FIDE Women's World Championship 2020 starts with a draw
FIDE Women's World Championship Match 2020 begins at Shanghai, China on 5th January 2020 between the defending the champion GM Ju Wenjun (China) and the Challenger for the championship GM Aleksandra Goryachkina (Russia). The first match ended in a hard-fought draw, played for over five hours. They will play six games at Shanghai, China and the next six games at Vladivostok, Russia. The first player to score 6.5 points will be declared the winner. In case of a tie, tie-breaker games will be played. In the first game, Goryachkina got the white pieces and she opted for a Closed Catalan system.
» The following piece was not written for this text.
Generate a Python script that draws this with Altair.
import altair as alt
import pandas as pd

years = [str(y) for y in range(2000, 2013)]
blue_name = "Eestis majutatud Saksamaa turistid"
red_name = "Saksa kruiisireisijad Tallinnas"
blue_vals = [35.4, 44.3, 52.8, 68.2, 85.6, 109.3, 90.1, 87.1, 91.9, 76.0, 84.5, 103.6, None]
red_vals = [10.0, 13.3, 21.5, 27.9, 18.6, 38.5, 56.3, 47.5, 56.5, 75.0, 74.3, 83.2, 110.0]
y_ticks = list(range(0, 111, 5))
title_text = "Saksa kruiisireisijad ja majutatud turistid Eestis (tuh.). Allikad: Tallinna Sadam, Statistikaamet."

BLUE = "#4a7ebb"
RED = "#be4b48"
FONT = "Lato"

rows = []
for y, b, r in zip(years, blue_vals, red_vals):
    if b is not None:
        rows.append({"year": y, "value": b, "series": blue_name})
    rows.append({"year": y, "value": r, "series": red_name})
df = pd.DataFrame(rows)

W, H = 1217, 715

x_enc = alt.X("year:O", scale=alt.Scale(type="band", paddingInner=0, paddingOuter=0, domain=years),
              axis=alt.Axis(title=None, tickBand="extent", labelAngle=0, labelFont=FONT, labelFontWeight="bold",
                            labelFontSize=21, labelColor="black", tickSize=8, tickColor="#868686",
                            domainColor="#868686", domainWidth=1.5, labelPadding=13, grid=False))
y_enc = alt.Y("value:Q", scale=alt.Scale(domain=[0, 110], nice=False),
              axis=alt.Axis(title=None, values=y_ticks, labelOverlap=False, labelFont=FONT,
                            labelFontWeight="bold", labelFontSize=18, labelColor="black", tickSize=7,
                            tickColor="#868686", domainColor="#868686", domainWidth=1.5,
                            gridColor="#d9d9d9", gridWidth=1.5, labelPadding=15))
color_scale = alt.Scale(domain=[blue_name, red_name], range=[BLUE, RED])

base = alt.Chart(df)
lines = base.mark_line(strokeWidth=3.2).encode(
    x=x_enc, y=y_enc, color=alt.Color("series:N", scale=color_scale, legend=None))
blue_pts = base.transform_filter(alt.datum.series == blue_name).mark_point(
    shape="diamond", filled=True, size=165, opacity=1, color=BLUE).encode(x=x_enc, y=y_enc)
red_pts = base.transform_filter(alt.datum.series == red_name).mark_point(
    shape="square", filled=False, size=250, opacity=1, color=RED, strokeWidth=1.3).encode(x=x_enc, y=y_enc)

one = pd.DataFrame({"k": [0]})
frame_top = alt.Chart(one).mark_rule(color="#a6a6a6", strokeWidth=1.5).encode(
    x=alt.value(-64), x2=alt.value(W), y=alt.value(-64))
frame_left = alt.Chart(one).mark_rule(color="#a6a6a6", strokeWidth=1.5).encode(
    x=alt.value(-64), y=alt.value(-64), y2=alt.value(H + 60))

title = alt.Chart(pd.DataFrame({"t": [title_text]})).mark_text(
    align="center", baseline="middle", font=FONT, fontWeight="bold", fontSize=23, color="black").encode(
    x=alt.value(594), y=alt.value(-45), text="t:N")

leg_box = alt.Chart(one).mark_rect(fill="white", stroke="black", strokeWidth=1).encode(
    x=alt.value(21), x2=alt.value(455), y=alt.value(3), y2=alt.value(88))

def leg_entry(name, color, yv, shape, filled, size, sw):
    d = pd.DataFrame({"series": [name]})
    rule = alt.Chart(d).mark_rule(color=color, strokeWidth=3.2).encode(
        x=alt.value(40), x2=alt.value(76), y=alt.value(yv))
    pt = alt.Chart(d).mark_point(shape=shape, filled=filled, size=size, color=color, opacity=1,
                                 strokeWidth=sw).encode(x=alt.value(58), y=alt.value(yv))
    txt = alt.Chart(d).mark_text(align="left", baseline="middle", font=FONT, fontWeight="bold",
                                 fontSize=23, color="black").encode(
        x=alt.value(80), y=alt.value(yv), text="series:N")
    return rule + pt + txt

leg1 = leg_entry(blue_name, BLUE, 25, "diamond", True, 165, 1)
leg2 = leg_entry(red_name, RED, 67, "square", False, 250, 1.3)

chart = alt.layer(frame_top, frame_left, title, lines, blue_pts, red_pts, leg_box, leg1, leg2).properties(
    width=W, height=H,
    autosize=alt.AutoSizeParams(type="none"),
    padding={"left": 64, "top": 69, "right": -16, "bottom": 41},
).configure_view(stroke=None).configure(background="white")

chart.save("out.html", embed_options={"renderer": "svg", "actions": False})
In game 2, Ju will get the white pieces. Photo: Zhang Yanhong / FIDE
Game 1 was a hard fought draw
The first game of the Women's World Chess Championship 2020, held in Shanghai, China, ended with a hard-fought draw.
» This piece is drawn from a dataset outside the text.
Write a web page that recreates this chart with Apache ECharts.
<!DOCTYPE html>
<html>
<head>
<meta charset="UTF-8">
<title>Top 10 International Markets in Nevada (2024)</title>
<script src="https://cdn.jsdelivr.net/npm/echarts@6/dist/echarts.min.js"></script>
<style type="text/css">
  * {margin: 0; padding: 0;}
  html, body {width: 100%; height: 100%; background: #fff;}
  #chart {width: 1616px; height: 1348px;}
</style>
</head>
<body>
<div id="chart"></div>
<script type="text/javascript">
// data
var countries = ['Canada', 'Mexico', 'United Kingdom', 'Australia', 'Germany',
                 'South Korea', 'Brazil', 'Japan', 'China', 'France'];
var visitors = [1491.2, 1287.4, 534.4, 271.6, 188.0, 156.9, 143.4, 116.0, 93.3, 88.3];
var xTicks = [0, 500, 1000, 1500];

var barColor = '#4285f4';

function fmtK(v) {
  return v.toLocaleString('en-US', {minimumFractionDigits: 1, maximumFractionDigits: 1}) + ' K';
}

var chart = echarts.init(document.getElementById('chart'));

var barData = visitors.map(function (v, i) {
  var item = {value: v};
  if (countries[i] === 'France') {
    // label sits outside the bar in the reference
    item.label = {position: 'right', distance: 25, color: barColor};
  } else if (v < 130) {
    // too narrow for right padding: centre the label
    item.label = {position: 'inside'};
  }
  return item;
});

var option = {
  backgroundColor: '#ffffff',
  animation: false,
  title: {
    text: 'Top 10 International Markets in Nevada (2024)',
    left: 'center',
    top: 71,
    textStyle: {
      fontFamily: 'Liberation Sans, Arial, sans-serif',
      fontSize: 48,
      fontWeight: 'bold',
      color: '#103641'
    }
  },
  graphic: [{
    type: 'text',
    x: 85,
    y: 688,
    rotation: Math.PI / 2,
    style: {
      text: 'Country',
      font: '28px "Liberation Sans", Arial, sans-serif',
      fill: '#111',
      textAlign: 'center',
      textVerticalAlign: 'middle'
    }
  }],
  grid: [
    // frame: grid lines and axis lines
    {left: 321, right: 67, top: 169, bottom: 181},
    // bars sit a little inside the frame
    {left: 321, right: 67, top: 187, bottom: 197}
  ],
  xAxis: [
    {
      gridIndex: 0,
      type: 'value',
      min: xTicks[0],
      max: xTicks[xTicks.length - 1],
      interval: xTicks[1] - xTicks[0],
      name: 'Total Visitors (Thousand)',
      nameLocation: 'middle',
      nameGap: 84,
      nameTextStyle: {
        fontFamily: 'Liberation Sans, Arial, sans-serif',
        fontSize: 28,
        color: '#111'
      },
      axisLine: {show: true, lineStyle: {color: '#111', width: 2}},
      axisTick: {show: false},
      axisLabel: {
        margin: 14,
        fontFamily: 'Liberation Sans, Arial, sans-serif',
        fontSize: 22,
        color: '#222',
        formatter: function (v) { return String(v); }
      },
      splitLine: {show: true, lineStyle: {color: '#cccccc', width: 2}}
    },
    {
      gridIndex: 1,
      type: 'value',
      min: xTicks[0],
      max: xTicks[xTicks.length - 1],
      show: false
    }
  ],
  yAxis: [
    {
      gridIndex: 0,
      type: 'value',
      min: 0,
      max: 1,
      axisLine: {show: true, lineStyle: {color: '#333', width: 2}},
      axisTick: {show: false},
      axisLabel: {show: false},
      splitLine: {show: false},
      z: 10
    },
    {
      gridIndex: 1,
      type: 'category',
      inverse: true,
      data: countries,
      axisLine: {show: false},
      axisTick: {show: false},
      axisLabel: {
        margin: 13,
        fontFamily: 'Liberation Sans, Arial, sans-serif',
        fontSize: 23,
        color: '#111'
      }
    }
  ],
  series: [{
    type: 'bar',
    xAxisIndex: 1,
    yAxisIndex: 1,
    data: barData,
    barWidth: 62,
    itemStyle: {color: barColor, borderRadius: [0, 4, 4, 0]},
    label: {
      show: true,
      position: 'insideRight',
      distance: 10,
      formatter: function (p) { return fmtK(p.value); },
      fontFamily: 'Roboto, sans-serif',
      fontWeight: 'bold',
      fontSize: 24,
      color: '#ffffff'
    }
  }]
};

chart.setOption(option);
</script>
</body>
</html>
Ye Jiangchuan, President of the Chinese Chess Federation, and Alexandr Shmanevskiy, Consul General of the Russian Federation in Shanghai, made the first symbolic move in the game.
The opening was as cautious as it gets: Alexandra Gorychkina (Russia), playing White, chose 1.d4 as her first move. Instead of her usual Ragozin defense, defending champion Ju Wenjun (China) surprised with 4...Be7. The challenger decided to go then for a solid Catalan with 5.g3.
Goryachkina - Ju, Game 1
The impression is that Goryachkina tried to take the game out of the book as soon as she could, and despite the symmetrical and equal position, she managed to put some pressure on the champion. In fact, an inaccuracy by Ju Wenjun gave the Russian the opportunity to gain an advantage, and for a while, the challenger seemed to be playing cat and mouse with the Champion, only to squander it with an untimely rook exchange on move 44.
After this scuffle, Ju stoically defended for the next 50-plus moves, before the draw was agreed right before they reached the sixth hour of play.
In the press conference held after the game, Ju complimented Goryachkina's fighting style, looking to exploit even the minuscule of chances. On her part, Goryachkina was content with opening the match by putting the world champion on the ropes for 97 moves and close to 6 hours.
Game Two will take place on January 6, and Ju Wenjun will have White.
Source: FIDE Press Release
Live games and commentary
The games are slated to start at 15:30 local time, which is 1 p.m. IST. When the match moves to Vladivostok, games will start at 8 p.m. IST. The time control is 90 minutes for the first 40 moves, followed by 30 minutes for the rest of the game plus 30 seconds per move, starting from with move one. Agreed draws before move 40 are not allowed.